• _WHAT THE EXERCISE ASKS_
Pull out every line below that holds the word "with".

• _RECORDS SHOWN_
━━━

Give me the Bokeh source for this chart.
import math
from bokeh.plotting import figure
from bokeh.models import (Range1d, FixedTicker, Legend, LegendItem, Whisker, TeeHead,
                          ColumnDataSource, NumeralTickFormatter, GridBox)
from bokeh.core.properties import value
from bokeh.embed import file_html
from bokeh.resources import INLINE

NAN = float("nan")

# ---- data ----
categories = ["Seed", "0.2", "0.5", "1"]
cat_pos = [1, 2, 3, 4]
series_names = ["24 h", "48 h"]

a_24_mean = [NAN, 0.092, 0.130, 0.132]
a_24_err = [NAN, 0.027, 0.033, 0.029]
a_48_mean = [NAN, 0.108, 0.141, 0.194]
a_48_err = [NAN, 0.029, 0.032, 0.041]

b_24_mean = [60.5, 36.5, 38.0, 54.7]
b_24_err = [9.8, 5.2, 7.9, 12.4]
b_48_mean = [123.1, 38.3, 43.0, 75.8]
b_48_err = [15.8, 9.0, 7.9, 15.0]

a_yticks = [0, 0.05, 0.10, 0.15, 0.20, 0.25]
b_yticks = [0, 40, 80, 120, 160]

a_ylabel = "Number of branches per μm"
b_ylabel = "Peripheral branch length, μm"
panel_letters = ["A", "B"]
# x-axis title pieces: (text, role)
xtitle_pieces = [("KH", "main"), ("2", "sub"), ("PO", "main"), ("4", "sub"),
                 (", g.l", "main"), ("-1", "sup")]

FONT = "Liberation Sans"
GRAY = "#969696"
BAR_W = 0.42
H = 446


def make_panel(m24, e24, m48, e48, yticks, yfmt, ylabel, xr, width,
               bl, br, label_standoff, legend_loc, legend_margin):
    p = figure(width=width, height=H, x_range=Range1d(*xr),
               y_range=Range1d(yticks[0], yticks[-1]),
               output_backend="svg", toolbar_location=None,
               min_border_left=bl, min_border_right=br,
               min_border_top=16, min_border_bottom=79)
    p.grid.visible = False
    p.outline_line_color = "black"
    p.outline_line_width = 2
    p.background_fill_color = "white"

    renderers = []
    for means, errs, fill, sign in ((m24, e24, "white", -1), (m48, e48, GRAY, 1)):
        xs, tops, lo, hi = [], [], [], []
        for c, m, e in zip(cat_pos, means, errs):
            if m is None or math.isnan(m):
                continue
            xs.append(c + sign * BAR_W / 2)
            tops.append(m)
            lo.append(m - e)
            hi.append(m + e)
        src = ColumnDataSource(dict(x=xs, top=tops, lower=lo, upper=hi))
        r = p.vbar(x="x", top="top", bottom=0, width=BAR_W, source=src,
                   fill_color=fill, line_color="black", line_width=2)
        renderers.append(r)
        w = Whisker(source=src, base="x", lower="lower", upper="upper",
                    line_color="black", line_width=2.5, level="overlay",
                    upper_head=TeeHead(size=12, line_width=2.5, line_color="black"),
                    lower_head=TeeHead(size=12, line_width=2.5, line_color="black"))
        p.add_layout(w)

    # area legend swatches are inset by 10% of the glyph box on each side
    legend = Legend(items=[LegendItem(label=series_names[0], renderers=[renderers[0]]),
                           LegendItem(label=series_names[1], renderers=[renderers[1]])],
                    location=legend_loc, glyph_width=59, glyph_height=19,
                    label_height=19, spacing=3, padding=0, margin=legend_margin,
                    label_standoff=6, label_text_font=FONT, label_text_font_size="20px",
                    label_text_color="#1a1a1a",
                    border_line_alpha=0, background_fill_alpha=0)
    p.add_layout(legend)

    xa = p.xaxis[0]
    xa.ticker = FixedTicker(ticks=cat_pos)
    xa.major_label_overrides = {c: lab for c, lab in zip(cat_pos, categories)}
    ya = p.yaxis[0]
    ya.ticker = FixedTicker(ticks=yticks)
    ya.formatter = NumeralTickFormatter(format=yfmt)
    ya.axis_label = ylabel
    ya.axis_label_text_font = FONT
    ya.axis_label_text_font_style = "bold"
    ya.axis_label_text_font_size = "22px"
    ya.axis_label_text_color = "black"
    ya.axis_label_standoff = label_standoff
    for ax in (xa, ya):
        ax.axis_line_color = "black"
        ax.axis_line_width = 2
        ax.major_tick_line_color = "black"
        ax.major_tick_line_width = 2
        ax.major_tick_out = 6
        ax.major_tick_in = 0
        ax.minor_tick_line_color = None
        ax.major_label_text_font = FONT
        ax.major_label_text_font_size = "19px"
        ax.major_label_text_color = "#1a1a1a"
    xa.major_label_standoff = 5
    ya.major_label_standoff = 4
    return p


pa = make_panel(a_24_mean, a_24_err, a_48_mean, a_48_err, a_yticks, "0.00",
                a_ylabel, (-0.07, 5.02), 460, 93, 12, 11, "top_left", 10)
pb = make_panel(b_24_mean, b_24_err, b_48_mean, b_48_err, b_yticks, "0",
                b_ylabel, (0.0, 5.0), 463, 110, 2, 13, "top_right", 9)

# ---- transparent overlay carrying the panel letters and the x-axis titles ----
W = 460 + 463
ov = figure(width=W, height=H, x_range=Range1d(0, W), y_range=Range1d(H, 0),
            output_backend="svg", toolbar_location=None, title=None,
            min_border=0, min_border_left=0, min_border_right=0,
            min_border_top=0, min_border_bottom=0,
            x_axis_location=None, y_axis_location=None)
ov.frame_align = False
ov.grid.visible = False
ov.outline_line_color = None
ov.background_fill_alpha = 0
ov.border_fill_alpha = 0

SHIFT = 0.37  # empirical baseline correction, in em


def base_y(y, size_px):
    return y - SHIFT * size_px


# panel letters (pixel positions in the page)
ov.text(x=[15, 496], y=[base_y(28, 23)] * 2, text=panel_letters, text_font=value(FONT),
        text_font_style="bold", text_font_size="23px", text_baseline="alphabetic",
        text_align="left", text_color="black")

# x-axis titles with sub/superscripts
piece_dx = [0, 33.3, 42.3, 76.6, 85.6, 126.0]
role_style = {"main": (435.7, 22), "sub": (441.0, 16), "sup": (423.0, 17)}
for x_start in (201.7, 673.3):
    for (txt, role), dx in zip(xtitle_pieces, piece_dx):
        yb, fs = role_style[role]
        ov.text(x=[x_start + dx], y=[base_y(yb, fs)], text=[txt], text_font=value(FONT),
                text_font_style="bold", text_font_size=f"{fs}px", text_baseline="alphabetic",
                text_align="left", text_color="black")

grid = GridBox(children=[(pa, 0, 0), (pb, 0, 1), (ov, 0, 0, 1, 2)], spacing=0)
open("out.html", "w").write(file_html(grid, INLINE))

━━━

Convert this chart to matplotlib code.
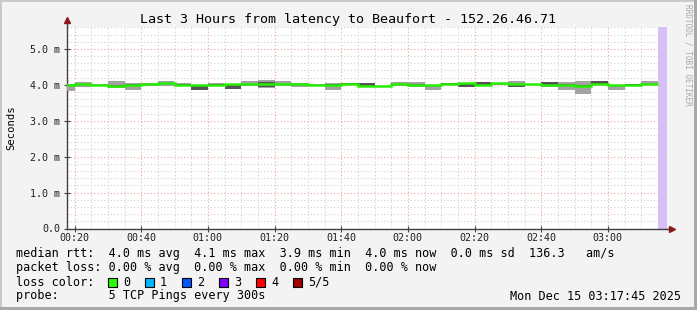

━━━

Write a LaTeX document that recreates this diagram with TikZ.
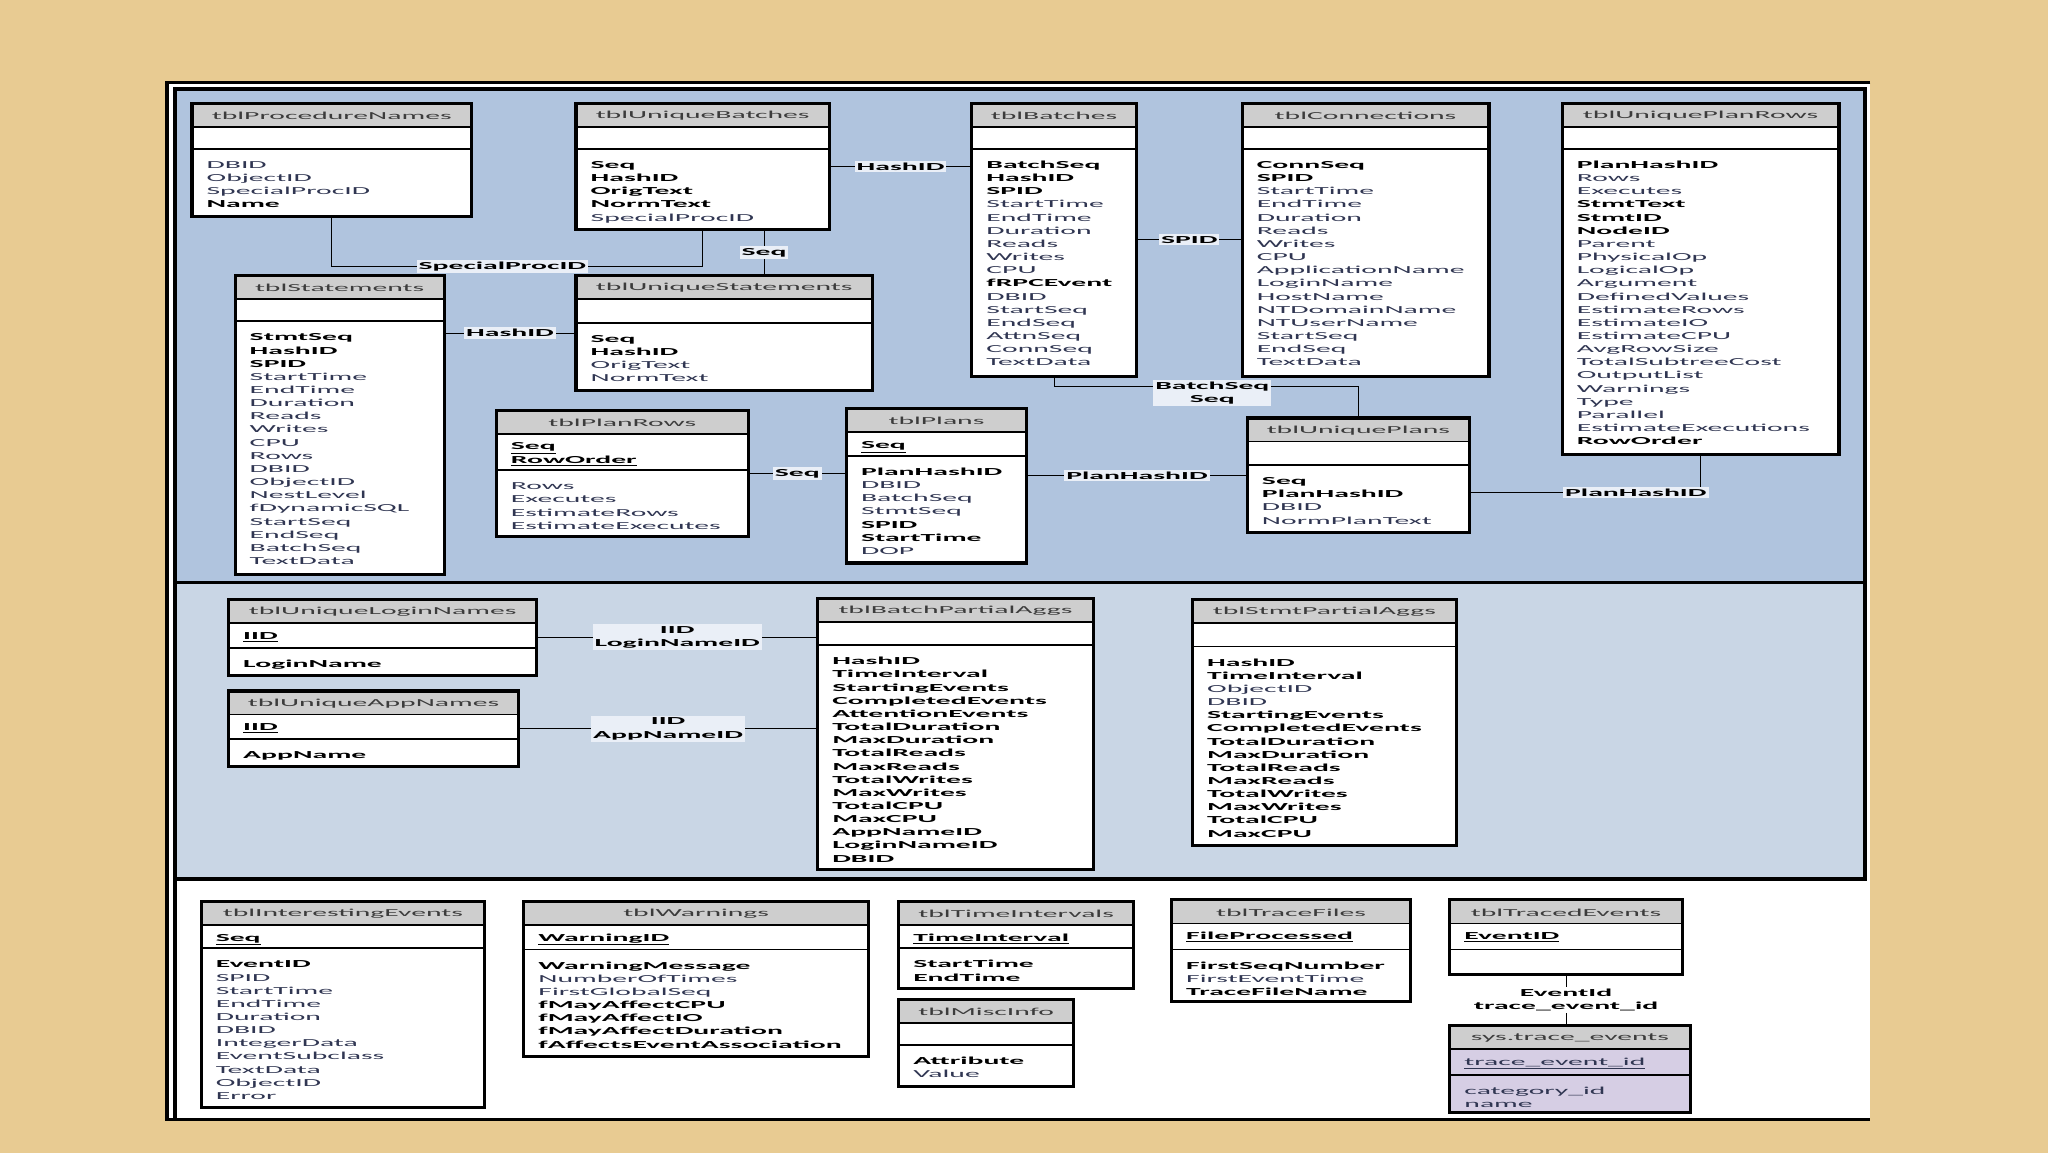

━━━

• _OUTPUT BELOW_
# x-axis titles with sub/superscripts
Write a LaTeX document that recreates this diagram with TikZ.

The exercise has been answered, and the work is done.